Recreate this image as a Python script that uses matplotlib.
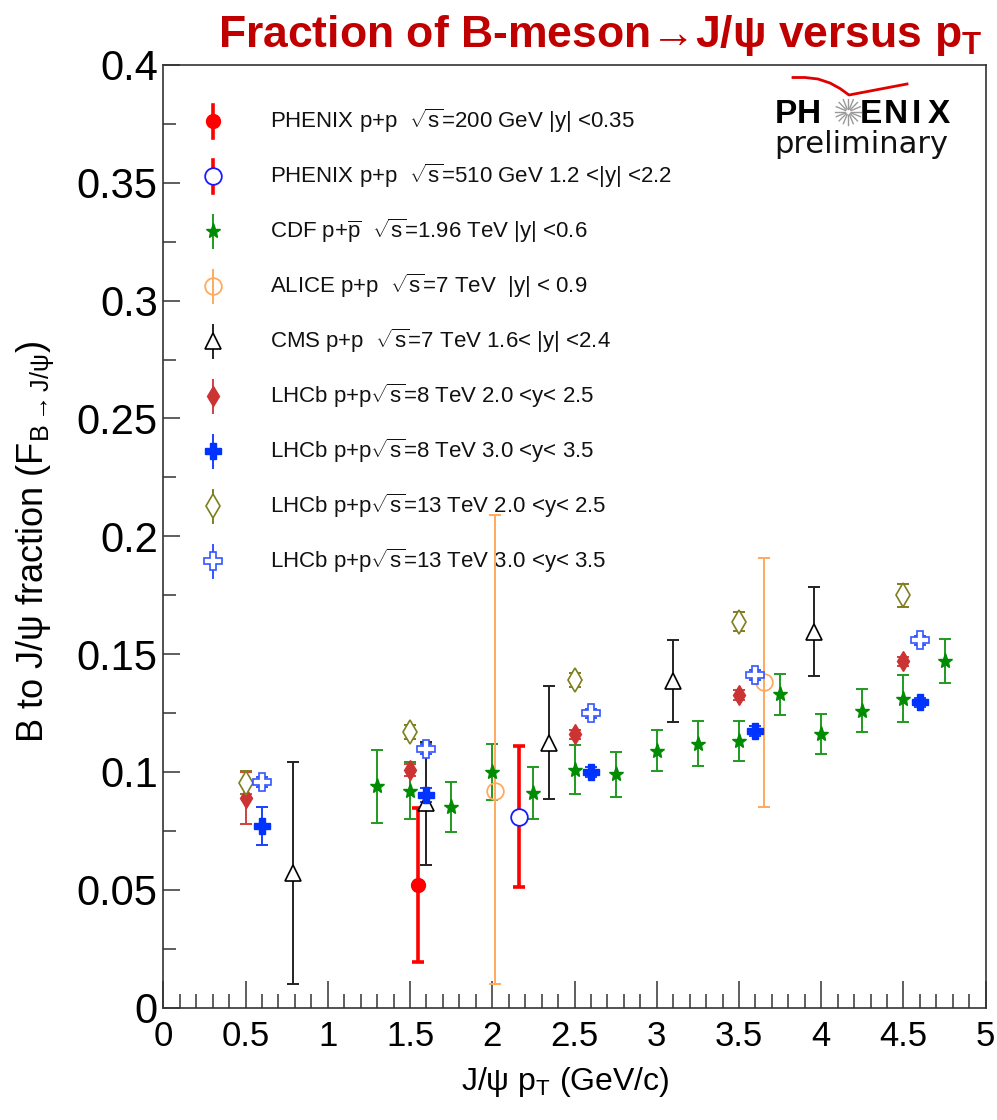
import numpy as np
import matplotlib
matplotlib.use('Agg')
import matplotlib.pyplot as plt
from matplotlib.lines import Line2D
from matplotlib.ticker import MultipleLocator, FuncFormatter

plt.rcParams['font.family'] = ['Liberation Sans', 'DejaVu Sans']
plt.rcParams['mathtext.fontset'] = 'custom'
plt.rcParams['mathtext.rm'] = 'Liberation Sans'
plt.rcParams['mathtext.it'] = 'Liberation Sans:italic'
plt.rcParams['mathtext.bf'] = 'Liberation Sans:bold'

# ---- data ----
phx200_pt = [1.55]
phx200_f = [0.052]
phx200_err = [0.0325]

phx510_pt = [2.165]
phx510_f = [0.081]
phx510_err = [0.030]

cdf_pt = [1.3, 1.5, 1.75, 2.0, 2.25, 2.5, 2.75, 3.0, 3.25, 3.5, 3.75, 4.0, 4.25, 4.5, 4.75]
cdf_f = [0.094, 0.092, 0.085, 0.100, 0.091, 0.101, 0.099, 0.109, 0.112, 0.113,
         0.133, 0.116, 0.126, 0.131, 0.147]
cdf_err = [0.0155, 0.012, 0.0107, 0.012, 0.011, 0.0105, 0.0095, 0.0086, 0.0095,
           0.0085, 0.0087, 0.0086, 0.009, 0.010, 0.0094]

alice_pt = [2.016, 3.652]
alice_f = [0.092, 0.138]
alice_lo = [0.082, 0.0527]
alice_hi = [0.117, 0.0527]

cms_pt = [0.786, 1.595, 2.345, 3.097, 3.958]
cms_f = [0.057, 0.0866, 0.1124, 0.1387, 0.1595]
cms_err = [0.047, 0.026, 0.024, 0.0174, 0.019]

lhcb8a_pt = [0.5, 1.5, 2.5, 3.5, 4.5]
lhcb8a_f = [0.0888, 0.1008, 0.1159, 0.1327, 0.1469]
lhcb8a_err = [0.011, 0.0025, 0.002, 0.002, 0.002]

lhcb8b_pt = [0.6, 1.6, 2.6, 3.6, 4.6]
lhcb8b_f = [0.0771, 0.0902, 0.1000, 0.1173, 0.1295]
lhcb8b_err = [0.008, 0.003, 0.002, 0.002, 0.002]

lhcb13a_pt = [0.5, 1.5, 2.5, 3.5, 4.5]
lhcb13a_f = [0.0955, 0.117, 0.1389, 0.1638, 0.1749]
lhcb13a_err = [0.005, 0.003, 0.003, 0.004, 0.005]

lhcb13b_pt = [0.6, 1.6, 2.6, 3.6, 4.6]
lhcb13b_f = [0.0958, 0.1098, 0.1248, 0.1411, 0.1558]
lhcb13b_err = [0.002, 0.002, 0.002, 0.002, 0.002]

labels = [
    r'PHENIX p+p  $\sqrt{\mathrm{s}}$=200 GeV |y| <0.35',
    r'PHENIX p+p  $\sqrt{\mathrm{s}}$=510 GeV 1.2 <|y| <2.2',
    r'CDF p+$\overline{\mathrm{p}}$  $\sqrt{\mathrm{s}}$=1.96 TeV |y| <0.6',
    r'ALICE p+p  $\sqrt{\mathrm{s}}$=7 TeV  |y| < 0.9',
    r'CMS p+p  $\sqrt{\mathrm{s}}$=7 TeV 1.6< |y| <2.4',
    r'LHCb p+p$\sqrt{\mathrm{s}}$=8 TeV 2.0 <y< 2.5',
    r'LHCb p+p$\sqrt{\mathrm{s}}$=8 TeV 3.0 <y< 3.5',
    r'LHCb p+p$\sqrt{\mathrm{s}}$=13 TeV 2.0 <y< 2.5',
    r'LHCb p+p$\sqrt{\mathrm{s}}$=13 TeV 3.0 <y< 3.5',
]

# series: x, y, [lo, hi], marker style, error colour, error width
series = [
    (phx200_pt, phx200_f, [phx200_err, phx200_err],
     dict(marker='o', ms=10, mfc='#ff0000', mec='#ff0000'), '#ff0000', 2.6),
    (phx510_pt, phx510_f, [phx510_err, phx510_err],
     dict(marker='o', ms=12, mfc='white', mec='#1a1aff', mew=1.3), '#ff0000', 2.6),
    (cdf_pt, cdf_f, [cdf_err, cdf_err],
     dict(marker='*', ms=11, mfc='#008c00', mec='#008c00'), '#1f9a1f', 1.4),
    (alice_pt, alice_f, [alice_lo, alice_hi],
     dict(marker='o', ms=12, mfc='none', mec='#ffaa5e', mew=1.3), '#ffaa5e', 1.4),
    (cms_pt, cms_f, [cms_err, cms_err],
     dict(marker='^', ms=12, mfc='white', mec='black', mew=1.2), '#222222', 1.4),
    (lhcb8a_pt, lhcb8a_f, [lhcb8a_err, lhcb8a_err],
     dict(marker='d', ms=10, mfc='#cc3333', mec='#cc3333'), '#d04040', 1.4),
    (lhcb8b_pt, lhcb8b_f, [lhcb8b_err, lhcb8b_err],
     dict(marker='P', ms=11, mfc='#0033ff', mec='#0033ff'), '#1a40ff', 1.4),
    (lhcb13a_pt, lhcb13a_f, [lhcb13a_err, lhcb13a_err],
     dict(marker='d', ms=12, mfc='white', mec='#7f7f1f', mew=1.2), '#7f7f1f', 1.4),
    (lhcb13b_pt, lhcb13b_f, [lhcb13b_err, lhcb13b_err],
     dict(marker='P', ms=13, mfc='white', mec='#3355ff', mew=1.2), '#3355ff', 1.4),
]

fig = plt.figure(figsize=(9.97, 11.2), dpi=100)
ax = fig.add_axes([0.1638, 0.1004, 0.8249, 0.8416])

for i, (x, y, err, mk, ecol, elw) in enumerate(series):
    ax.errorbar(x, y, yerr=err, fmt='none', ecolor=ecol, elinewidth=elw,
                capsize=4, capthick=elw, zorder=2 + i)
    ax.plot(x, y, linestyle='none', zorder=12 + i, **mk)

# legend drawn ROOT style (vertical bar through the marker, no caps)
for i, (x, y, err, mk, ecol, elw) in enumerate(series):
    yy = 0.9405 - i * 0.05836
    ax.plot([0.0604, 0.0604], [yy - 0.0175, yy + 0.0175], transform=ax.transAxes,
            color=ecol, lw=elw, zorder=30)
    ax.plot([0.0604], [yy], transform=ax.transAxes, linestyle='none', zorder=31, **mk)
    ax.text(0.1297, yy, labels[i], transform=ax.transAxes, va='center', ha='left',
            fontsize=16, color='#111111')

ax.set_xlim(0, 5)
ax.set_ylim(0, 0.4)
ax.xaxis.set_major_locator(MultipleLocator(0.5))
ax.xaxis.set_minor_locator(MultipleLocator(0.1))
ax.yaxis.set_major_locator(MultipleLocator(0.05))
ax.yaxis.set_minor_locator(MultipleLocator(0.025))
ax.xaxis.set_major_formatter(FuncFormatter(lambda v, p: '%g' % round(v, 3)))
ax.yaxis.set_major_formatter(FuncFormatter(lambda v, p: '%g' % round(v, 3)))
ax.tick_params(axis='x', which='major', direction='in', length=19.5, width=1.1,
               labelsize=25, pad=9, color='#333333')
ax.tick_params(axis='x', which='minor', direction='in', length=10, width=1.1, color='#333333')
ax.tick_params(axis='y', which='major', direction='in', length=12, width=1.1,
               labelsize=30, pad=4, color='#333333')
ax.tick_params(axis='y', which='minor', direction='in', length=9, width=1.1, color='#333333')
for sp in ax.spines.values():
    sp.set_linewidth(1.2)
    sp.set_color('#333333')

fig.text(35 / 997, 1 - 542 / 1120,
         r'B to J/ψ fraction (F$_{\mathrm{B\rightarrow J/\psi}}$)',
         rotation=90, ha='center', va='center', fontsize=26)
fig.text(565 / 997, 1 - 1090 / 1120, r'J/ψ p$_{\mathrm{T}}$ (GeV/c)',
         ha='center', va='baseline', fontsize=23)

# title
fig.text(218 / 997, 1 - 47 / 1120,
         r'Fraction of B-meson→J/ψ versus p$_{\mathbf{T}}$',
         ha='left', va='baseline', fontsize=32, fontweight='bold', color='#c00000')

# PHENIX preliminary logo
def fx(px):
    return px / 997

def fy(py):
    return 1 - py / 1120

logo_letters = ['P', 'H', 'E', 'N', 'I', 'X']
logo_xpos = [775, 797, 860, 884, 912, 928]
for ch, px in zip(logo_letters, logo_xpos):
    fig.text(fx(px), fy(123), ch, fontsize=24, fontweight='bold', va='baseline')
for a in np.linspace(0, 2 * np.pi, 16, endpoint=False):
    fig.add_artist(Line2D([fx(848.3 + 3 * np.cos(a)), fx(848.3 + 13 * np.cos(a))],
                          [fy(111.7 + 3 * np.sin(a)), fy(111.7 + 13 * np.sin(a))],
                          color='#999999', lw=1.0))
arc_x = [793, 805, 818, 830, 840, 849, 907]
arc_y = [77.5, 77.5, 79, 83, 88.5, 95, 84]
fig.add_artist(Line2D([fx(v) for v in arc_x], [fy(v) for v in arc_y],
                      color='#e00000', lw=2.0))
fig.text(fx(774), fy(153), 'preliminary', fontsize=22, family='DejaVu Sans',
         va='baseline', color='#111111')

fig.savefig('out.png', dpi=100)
────────────────
Please quote the lines of the material, beginning with the first and ending with the one that contains "lhcb13b_err = [0.002, 0.002, 0.002, 0.002, 0.002]", exactly as written and without any pictures.

Answer -
Recreate this image as a Python script that uses matplotlib.
import numpy as np
import matplotlib
matplotlib.use('Agg')
import matplotlib.pyplot as plt
from matplotlib.lines import Line2D
from matplotlib.ticker import MultipleLocator, FuncFormatter

plt.rcParams['font.family'] = ['Liberation Sans', 'DejaVu Sans']
plt.rcParams['mathtext.fontset'] = 'custom'
plt.rcParams['mathtext.rm'] = 'Liberation Sans'
plt.rcParams['mathtext.it'] = 'Liberation Sans:italic'
plt.rcParams['mathtext.bf'] = 'Liberation Sans:bold'

# ---- data ----
phx200_pt = [1.55]
phx200_f = [0.052]
phx200_err = [0.0325]

phx510_pt = [2.165]
phx510_f = [0.081]
phx510_err = [0.030]

cdf_pt = [1.3, 1.5, 1.75, 2.0, 2.25, 2.5, 2.75, 3.0, 3.25, 3.5, 3.75, 4.0, 4.25, 4.5, 4.75]
cdf_f = [0.094, 0.092, 0.085, 0.100, 0.091, 0.101, 0.099, 0.109, 0.112, 0.113,
         0.133, 0.116, 0.126, 0.131, 0.147]
cdf_err = [0.0155, 0.012, 0.0107, 0.012, 0.011, 0.0105, 0.0095, 0.0086, 0.0095,
           0.0085, 0.0087, 0.0086, 0.009, 0.010, 0.0094]

alice_pt = [2.016, 3.652]
alice_f = [0.092, 0.138]
alice_lo = [0.082, 0.0527]
alice_hi = [0.117, 0.0527]

cms_pt = [0.786, 1.595, 2.345, 3.097, 3.958]
cms_f = [0.057, 0.0866, 0.1124, 0.1387, 0.1595]
cms_err = [0.047, 0.026, 0.024, 0.0174, 0.019]

lhcb8a_pt = [0.5, 1.5, 2.5, 3.5, 4.5]
lhcb8a_f = [0.0888, 0.1008, 0.1159, 0.1327, 0.1469]
lhcb8a_err = [0.011, 0.0025, 0.002, 0.002, 0.002]

lhcb8b_pt = [0.6, 1.6, 2.6, 3.6, 4.6]
lhcb8b_f = [0.0771, 0.0902, 0.1000, 0.1173, 0.1295]
lhcb8b_err = [0.008, 0.003, 0.002, 0.002, 0.002]

lhcb13a_pt = [0.5, 1.5, 2.5, 3.5, 4.5]
lhcb13a_f = [0.0955, 0.117, 0.1389, 0.1638, 0.1749]
lhcb13a_err = [0.005, 0.003, 0.003, 0.004, 0.005]

lhcb13b_pt = [0.6, 1.6, 2.6, 3.6, 4.6]
lhcb13b_f = [0.0958, 0.1098, 0.1248, 0.1411, 0.1558]
lhcb13b_err = [0.002, 0.002, 0.002, 0.002, 0.002]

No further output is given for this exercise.